Unicode code element(s)
| (1)
v
abstraction as Unicode text element(s)
| (2)
v
abstraction as 10646 text element(s)
| (3)
v
10646 code element(s)

These transformation requires knowledge of how code elements and text elements
are related in two different models (1 and 3 above) as well as relating Unicode
and 10646 text elements (2)!

This is not only for rare scripts. As a real life example, ISO character sets
(including 1-byte ISO 8859 Latin/Hebrew set) have LEFT and RIGHT PARENTHESIS.
Unicode has OPEN and CLOSE PARENTHESIS. They are identical when text
presentation direction is left-to-right. This means that you really need to
have the directionality information to convert ASCII characters!

My proposal
-----------

This situation is very bad when considering interworking of Unicode with
existing character sets. Thus, I propose the following points:

1) Minimum requirement: Unicode should clearly indicate where the concept of
characters are different from 10646 which is a collection of characters from
existing character sets. If the character concepts are the same, we have easy
code conversion.

2) Suggestion 1: Minimize the number of "new" characters with different
concept. (For example, ISO 8859 Latin/Hebrew and Latin/Arabic sets have LEFT
and RIGHT PARENTHESIS for dealing with bi-directional text.
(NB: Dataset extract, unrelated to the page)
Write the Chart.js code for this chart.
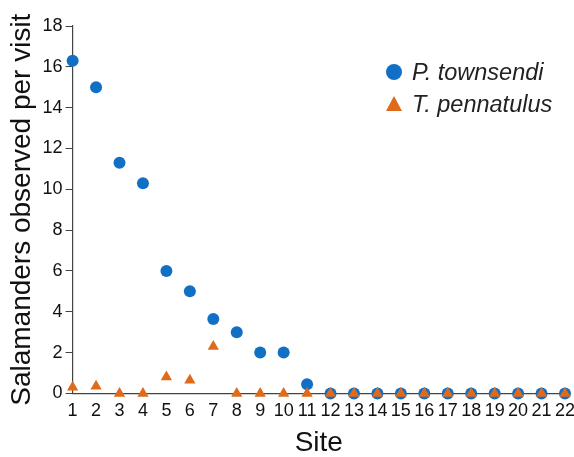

Unicode really do
not need to be different.)

3) Suggestion 2: Group "traditional"-concept characters in some logical areas.
This makes checking much easier. My "interlocking Unicode and 10646" approach
provides a possible solution. [ie. characters in A-00, A-01, A-10 and A-11
zones are common "traditional" characters with very easy code conversion.
Characters in C0/C1 are "new" characters.]